You should optimize for simplicity, readability and modifiability. If you do, you will also end up with code that’s more maintainable, easy to modify and optimize in the future. Take the example above where our heroes needed to add support for a B-spline. Let’s assume that there was no library for interpolating a B-spline already so that they had to add it. I’d expect both types of programmers to pull that code out into its own function. My motivation for doing this isn’t that I’m trying to predict the future, though! You pull it out into its own function because doing so makes the code easier to read _today, _by making sure the B-spline functionality is hidden behind a sensibly named function instead of cluttering up the “flow” of the main function with unnecessary details. The minor cognitive cost of the extra function call is vastly outweighed by the increased readability of hiding unimportant details. It’s not about predicting the future, it’s about increasing readability.
Sensibly named function calls without side effects almost always add more to readability then they cost, if they’re virtual less so, if they have side effects even less so, if they’re in a class even less so, and so on. It’s all a tradeoff, and the break-even point for any given abstraction will change depending on the specifics of what you’re doing.

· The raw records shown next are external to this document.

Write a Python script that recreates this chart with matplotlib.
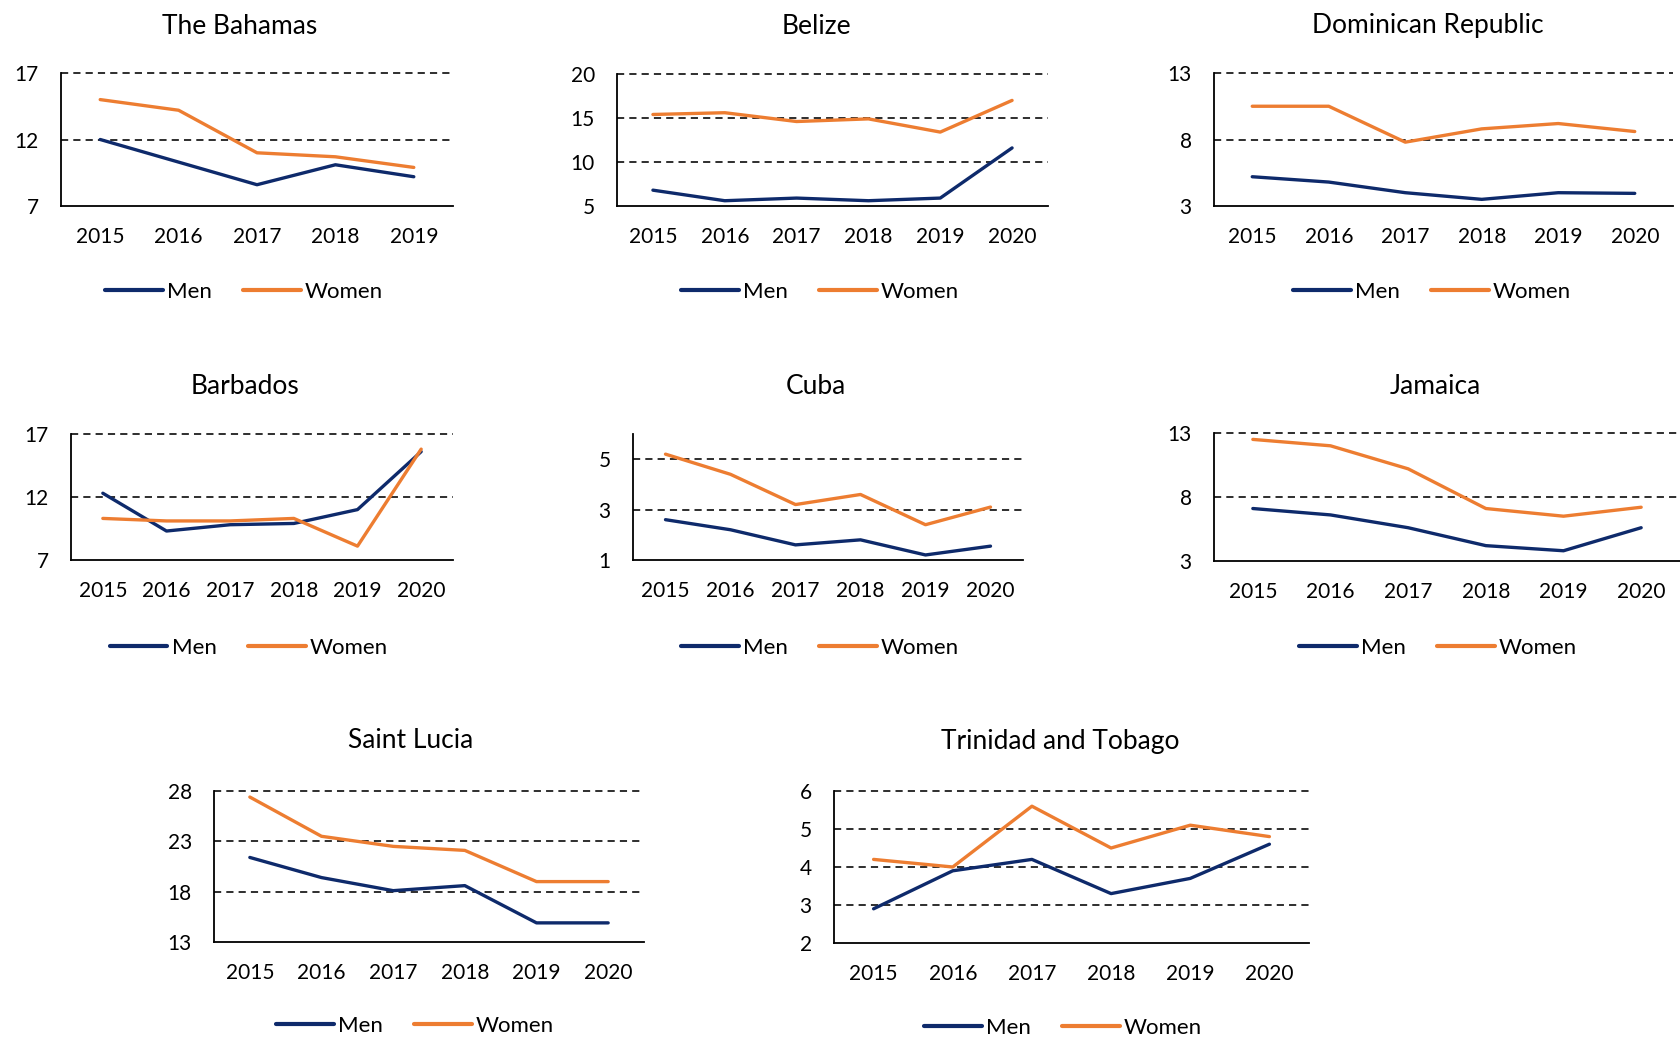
import numpy as np
import matplotlib
matplotlib.use('Agg')
import matplotlib.pyplot as plt

plt.rcParams['font.family'] = ['Lato', 'DejaVu Sans']

W, H = 1680, 1037

years5 = ['2015', '2016', '2017', '2018', '2019']
years6 = ['2015', '2016', '2017', '2018', '2019', '2020']

bahamas_men = [12.0, 10.3, 8.6, 10.1, 9.2]
bahamas_women = [15.0, 14.2, 11.0, 10.7, 9.9]
belize_men = [6.8, 5.6, 5.9, 5.6, 5.9, 11.6]
belize_women = [15.4, 15.6, 14.6, 14.9, 13.4, 17.0]
dominican_men = [5.2, 4.8, 4.0, 3.5, 4.0, 3.95]
dominican_women = [10.5, 10.5, 7.8, 8.8, 9.2, 8.6]
barbados_men = [12.3, 9.3, 9.8, 9.9, 11.0, 15.6]
barbados_women = [10.3, 10.1, 10.1, 10.3, 8.1, 15.8]
cuba_men = [2.6, 2.2, 1.6, 1.8, 1.2, 1.55]
cuba_women = [5.2, 4.4, 3.2, 3.6, 2.4, 3.1]
jamaica_men = [7.1, 6.6, 5.6, 4.2, 3.8, 5.6]
jamaica_women = [12.5, 12.0, 10.2, 7.1, 6.5, 7.2]
stlucia_men = [21.4, 19.4, 18.1, 18.6, 14.9, 14.9]
stlucia_women = [27.4, 23.5, 22.5, 22.1, 19.0, 19.0]
trinidad_men = [2.9, 3.9, 4.2, 3.3, 3.7, 4.6]
trinidad_women = [4.2, 4.0, 5.6, 4.5, 5.1, 4.8]

MEN = '#0E2A6B'
WOMEN = '#ED7D31'

fig = plt.figure(figsize=(W / 100, H / 100), dpi=100)


def panel(title, years, men, women, ylim, yticks, box, title_xy, legend_xy):
    l, t, r, b = box
    ax = fig.add_axes([l / W, 1 - b / H, (r - l) / W, (b - t) / H])
    x = np.arange(len(years))
    # dashed reference lines at every tick above the baseline
    for v in yticks[1:]:
        ax.axhline(v, color='black', lw=1.15, ls=(0, (4.5, 3.2)), zorder=1, clip_on=False)
    m, = ax.plot(x, men, color=MEN, lw=2.4, zorder=3, solid_capstyle='round')
    w, = ax.plot(x, women, color=WOMEN, lw=2.4, zorder=3, solid_capstyle='round')
    ax.set_xlim(-0.5, len(years) - 0.5)
    ax.set_ylim(*ylim)
    ax.set_xticks(x)
    ax.set_xticklabels(years)
    ax.set_yticks(yticks)
    ax.tick_params(axis='both', length=0, labelsize=15)
    ax.tick_params(axis='x', pad=15)
    ax.tick_params(axis='y', pad=16)
    for s in ['top', 'right']:
        ax.spines[s].set_visible(False)
    for s in ['left', 'bottom']:
        ax.spines[s].set_linewidth(1.3)
        ax.spines[s].set_color('black')
    ax.set_facecolor('none')
    fig.text(title_xy[0] / W, 1 - title_xy[1] / H, title, ha='center', va='center', fontsize=19)
    leg = fig.legend([m, w], ['Men', 'Women'], loc='center',
                     bbox_to_anchor=(legend_xy[0] / W, 1 - legend_xy[1] / H),
                     ncol=2, frameon=False, fontsize=16, handlelength=2.6,
                     handletextpad=0.2, columnspacing=1.4)
    for ln in leg.get_lines():
        ln.set_linewidth(3)
    return ax


panel('The Bahamas', years5, bahamas_men, bahamas_women, (7, 17), [7, 12, 17],
      (61, 73, 453, 206), (240, 26), (244, 292))
panel('Belize', years6, belize_men, belize_women, (5, 20), [5, 10, 15, 20],
      (617, 74, 1048, 206), (816, 26), (820, 292))
panel('Dominican Republic', years6, dominican_men, dominican_women, (3, 13), [3, 8, 13],
      (1214, 73, 1673, 206), (1428, 26), (1432, 292))
panel('Barbados', years6, barbados_men, barbados_women, (7, 17), [7, 12, 17],
      (71, 434, 453, 560), (245, 386), (249, 648))
panel('Cuba', years6, cuba_men, cuba_women, (1, 6), [1, 3, 5],
      (633, 434, 1023, 560), (816, 386), (820, 648))
panel('Jamaica', years6, jamaica_men, jamaica_women, (3, 13), [3, 8, 13],
      (1214, 433, 1680, 561), (1435, 386), (1438, 648))
panel('Saint Lucia', years6, stlucia_men, stlucia_women, (13, 28), [13, 18, 23, 28],
      (214, 791, 644, 942), (411, 741), (415, 1026))
panel('Trinidad and Tobago', years6, trinidad_men, trinidad_women, (2, 6), [2, 3, 4, 5, 6],
      (834, 791, 1309, 943), (1060, 741), (1063, 1028))

fig.savefig('out.png', dpi=100, facecolor='white')
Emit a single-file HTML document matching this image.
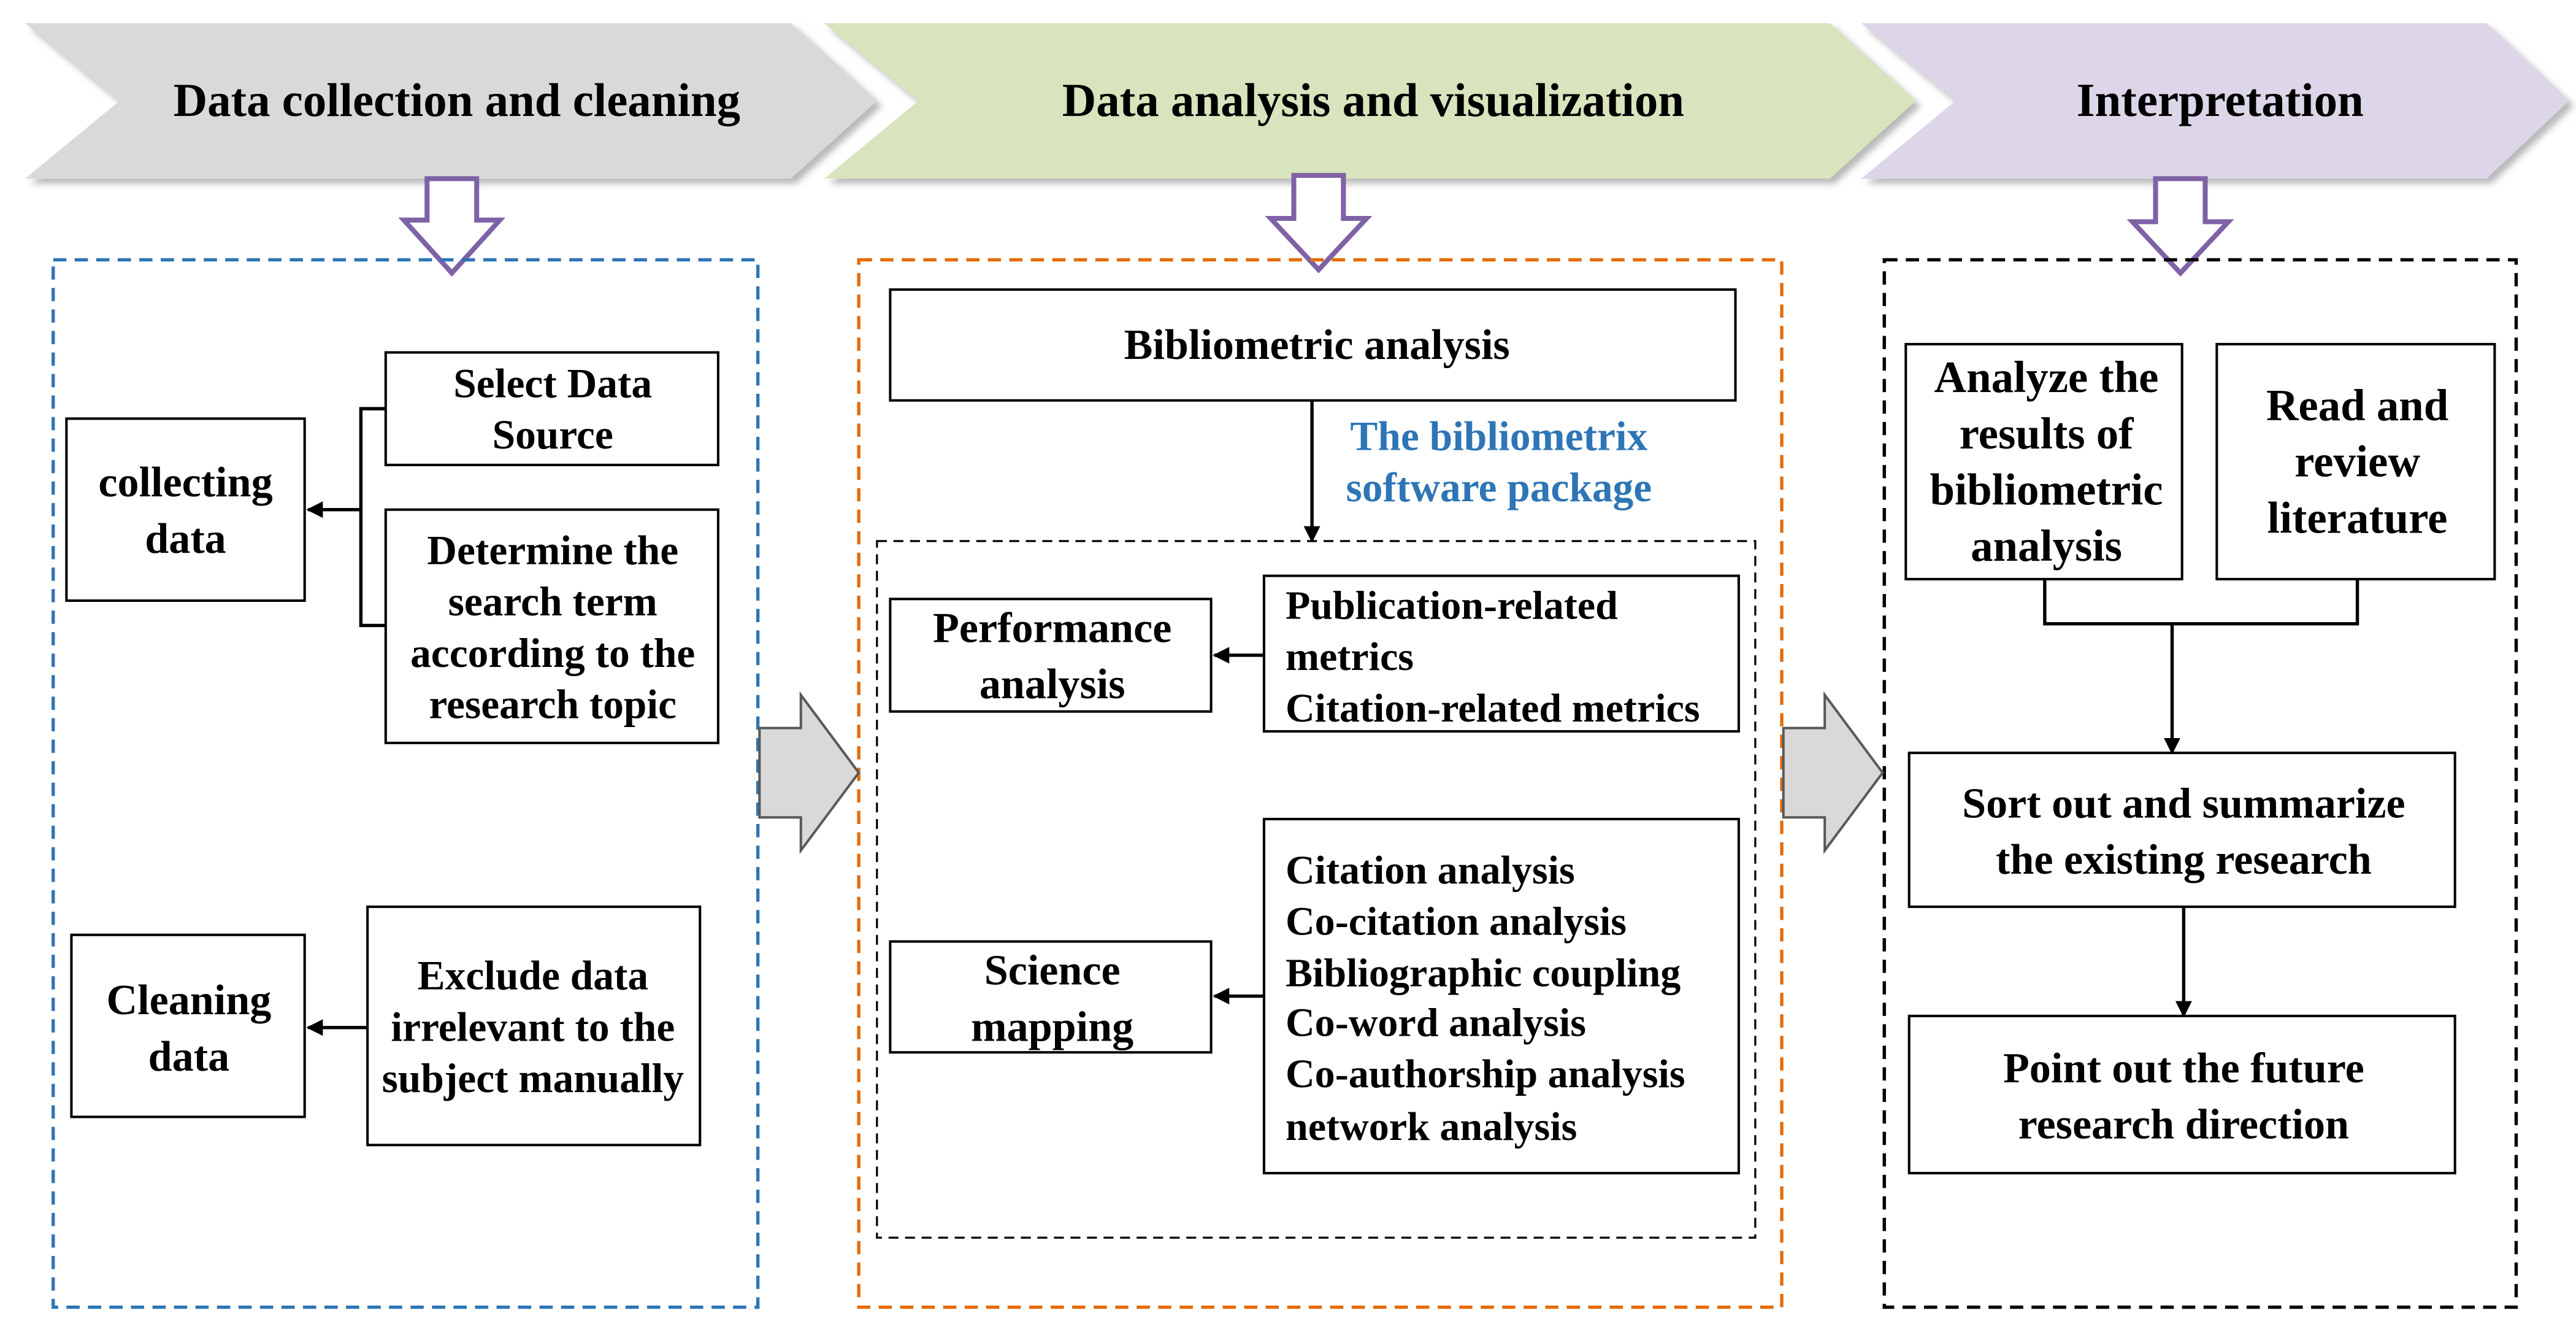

Very few abstraction techniques have no merit at all, but the road to programmer hell is paved with best-practices, applied too early. You should postpone applying these abstraction techniques until the cognitive and other costs of using them are clearly outweighed by their benefits (e.g. when you have demonstrated reusability for a component). There are often genuine systems even in game engines where it’s perfectly reasonable to apply many of the abstraction techniques you’ve read about in books about design patterns and large scale software design etc., but the vast majority of code is better off if you keep things simple, and avoid trying to predict the future.